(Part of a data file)
--------

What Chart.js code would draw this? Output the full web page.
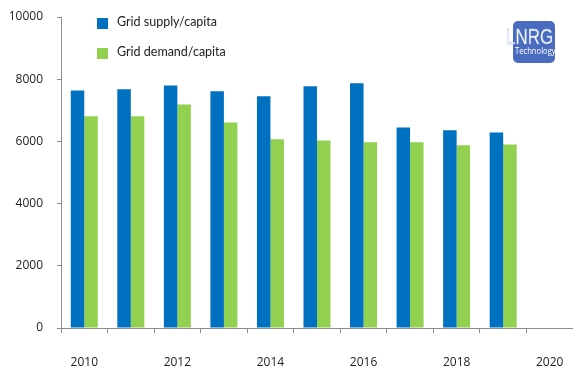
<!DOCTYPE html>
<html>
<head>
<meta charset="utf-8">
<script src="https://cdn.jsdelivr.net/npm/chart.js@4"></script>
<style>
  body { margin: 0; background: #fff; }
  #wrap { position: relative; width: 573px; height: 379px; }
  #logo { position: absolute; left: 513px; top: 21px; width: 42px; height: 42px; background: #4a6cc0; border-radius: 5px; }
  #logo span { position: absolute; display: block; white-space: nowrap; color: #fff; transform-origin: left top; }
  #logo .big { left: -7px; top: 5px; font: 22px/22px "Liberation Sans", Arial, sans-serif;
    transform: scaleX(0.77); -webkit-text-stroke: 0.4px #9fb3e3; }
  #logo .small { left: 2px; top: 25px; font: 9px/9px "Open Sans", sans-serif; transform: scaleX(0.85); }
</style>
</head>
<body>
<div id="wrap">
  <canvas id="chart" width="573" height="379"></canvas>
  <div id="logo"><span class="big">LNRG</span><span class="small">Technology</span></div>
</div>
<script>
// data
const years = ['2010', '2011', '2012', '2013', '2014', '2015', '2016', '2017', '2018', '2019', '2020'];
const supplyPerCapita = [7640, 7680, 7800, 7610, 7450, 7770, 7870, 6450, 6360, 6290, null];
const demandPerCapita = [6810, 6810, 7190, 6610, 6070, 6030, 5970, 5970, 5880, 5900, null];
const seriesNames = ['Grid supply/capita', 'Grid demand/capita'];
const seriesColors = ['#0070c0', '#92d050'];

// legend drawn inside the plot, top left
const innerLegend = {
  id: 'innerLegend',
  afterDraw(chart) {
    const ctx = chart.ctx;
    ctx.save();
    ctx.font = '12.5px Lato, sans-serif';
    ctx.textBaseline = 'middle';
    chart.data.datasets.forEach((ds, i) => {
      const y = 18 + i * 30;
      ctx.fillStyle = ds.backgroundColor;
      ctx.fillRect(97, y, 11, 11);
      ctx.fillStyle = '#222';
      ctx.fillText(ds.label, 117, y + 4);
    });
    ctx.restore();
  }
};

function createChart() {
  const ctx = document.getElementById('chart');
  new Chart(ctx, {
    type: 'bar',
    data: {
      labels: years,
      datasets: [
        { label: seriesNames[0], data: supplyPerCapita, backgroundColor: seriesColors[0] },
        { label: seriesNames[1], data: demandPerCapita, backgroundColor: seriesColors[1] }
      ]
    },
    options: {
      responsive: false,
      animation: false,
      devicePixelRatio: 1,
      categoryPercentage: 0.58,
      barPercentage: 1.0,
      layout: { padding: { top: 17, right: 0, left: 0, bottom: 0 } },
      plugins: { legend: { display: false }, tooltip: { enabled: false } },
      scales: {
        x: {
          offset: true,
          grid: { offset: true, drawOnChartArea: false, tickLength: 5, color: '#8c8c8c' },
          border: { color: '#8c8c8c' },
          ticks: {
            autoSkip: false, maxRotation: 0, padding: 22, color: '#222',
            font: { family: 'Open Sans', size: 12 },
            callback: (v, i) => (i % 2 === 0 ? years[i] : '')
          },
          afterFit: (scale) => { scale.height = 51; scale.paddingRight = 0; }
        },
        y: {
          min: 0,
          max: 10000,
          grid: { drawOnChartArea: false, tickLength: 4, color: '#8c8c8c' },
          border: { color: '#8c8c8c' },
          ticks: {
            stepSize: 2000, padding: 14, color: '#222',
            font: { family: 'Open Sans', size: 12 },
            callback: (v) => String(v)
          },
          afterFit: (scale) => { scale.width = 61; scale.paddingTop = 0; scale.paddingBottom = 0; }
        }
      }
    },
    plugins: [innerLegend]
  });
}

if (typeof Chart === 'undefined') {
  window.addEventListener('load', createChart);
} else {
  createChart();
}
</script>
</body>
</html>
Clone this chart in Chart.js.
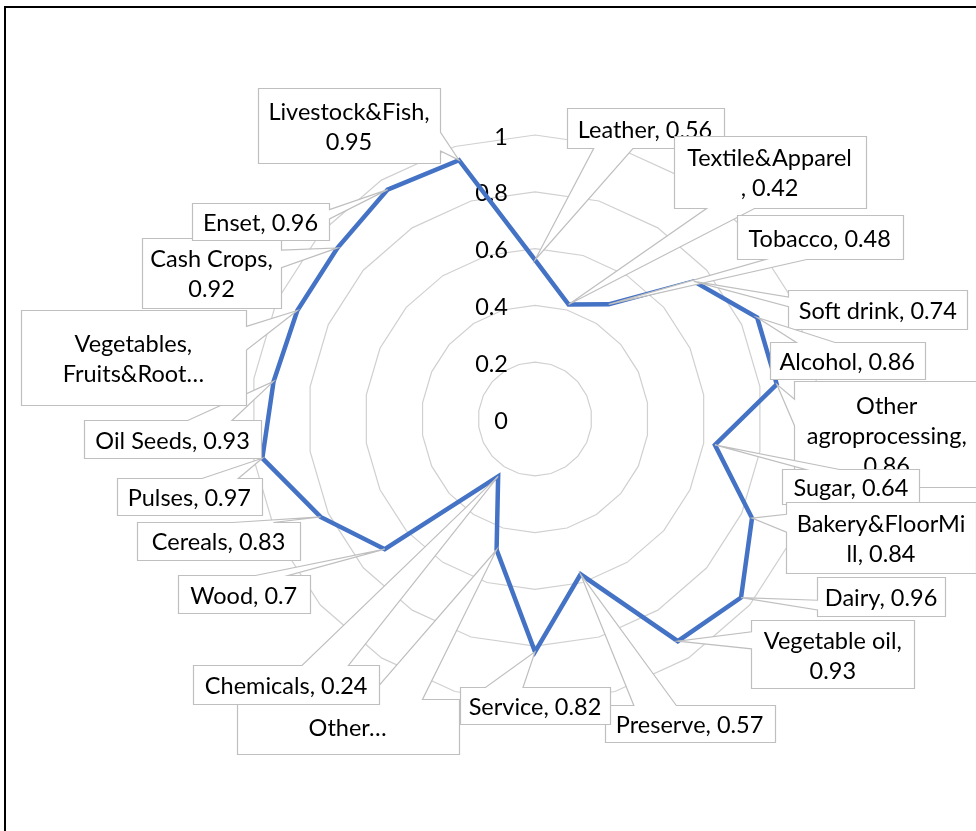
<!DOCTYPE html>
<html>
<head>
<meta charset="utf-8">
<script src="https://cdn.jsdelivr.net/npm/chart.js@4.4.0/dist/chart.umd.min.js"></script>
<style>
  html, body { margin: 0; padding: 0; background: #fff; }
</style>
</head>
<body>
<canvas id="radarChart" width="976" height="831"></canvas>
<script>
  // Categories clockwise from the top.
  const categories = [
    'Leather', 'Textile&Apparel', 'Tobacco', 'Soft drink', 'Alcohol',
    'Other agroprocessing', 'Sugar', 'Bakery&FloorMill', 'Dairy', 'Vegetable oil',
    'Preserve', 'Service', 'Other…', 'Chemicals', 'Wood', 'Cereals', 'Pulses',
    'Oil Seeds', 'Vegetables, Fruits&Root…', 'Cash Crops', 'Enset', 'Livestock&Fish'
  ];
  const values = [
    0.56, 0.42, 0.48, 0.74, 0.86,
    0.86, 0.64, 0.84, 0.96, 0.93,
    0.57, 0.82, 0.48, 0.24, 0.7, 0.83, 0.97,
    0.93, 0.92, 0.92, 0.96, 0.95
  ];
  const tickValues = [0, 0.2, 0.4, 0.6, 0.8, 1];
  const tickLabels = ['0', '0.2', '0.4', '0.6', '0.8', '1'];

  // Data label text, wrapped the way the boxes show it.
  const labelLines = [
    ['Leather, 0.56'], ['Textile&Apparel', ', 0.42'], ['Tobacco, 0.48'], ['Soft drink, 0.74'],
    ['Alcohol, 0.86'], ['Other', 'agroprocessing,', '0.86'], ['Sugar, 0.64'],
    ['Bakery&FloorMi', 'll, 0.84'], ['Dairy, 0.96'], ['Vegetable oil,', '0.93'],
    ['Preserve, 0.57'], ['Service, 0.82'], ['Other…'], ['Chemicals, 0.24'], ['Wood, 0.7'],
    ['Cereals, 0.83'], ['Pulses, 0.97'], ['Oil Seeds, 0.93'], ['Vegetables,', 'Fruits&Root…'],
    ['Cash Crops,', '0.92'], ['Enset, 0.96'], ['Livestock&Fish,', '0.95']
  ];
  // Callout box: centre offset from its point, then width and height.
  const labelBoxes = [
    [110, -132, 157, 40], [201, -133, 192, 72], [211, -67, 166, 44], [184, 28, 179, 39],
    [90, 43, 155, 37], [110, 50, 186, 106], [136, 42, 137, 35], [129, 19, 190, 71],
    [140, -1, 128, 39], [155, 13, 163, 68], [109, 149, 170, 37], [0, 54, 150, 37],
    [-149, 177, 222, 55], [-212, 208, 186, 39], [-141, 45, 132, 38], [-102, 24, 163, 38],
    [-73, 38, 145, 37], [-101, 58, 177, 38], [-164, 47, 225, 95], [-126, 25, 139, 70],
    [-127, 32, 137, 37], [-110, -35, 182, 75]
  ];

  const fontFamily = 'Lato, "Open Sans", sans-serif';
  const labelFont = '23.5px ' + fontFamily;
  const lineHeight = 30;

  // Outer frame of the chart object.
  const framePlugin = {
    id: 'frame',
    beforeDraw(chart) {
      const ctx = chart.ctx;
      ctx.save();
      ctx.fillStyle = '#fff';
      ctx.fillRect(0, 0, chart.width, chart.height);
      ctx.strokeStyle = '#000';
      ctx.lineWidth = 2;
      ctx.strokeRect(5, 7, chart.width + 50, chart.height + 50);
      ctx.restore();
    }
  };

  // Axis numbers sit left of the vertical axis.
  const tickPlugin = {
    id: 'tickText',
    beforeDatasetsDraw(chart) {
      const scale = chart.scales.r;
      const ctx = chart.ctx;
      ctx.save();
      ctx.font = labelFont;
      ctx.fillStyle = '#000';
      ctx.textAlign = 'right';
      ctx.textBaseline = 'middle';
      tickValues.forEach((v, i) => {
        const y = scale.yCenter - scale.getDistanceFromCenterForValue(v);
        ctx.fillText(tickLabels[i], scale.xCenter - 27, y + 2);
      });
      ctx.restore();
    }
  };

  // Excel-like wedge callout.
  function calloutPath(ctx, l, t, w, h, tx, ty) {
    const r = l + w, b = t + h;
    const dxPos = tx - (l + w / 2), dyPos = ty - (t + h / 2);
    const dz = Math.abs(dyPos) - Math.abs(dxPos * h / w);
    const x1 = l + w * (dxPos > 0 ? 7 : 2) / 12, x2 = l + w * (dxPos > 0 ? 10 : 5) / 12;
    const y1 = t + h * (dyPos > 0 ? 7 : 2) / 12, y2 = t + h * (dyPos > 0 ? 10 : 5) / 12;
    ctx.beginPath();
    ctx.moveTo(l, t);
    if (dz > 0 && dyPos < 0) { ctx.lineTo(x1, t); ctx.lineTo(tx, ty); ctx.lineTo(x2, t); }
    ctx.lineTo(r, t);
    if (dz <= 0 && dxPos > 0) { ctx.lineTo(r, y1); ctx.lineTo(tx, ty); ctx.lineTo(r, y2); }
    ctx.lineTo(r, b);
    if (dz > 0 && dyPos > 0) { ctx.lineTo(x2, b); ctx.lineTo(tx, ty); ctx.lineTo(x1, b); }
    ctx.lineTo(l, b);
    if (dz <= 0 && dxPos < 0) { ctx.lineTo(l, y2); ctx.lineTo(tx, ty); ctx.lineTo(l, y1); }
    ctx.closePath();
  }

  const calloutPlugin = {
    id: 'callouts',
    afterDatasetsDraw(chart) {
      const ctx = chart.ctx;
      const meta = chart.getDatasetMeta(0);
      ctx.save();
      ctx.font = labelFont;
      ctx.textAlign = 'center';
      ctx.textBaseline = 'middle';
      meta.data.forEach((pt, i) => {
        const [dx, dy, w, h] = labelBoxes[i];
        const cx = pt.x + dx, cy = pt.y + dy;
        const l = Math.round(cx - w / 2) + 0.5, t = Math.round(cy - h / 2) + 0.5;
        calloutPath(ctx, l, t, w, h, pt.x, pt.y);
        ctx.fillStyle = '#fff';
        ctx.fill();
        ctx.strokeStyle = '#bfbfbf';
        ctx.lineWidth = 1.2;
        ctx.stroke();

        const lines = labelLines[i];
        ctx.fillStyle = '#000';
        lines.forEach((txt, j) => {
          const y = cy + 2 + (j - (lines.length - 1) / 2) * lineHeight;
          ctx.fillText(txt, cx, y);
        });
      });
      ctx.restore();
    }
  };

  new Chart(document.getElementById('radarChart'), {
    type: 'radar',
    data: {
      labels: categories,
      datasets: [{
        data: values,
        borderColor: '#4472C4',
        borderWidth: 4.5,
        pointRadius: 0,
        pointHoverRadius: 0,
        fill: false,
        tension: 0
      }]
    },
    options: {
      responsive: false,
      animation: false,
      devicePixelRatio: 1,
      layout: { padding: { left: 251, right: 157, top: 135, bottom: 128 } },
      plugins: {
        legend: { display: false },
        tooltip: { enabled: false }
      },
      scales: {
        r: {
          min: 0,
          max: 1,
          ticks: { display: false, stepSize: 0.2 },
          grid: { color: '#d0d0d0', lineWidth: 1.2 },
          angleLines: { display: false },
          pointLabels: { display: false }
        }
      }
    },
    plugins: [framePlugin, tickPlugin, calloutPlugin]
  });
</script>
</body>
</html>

--------

*WHAT TO DO*
Starting at the line that contains "Clone this chart in Chart.js." and stopping after the line that contains "const tickLabels = ['0', '0.2', '0.4', '0.6', '0.8', '1'];", copy every line exactly. Leave any pictures behind.

*EXERCISE OUTPUT*
Clone this chart in Chart.js.
<!DOCTYPE html>
<html>
<head>
<meta charset="utf-8">
<script src="https://cdn.jsdelivr.net/npm/chart.js@4.4.0/dist/chart.umd.min.js"></script>
<style>
  html, body { margin: 0; padding: 0; background: #fff; }
</style>
</head>
<body>
<canvas id="radarChart" width="976" height="831"></canvas>
<script>
  // Categories clockwise from the top.
  const categories = [
    'Leather', 'Textile&Apparel', 'Tobacco', 'Soft drink', 'Alcohol',
    'Other agroprocessing', 'Sugar', 'Bakery&FloorMill', 'Dairy', 'Vegetable oil',
    'Preserve', 'Service', 'Other…', 'Chemicals', 'Wood', 'Cereals', 'Pulses',
    'Oil Seeds', 'Vegetables, Fruits&Root…', 'Cash Crops', 'Enset', 'Livestock&Fish'
  ];
  const values = [
    0.56, 0.42, 0.48, 0.74, 0.86,
    0.86, 0.64, 0.84, 0.96, 0.93,
    0.57, 0.82, 0.48, 0.24, 0.7, 0.83, 0.97,
    0.93, 0.92, 0.92, 0.96, 0.95
  ];
  const tickValues = [0, 0.2, 0.4, 0.6, 0.8, 1];
  const tickLabels = ['0', '0.2', '0.4', '0.6', '0.8', '1'];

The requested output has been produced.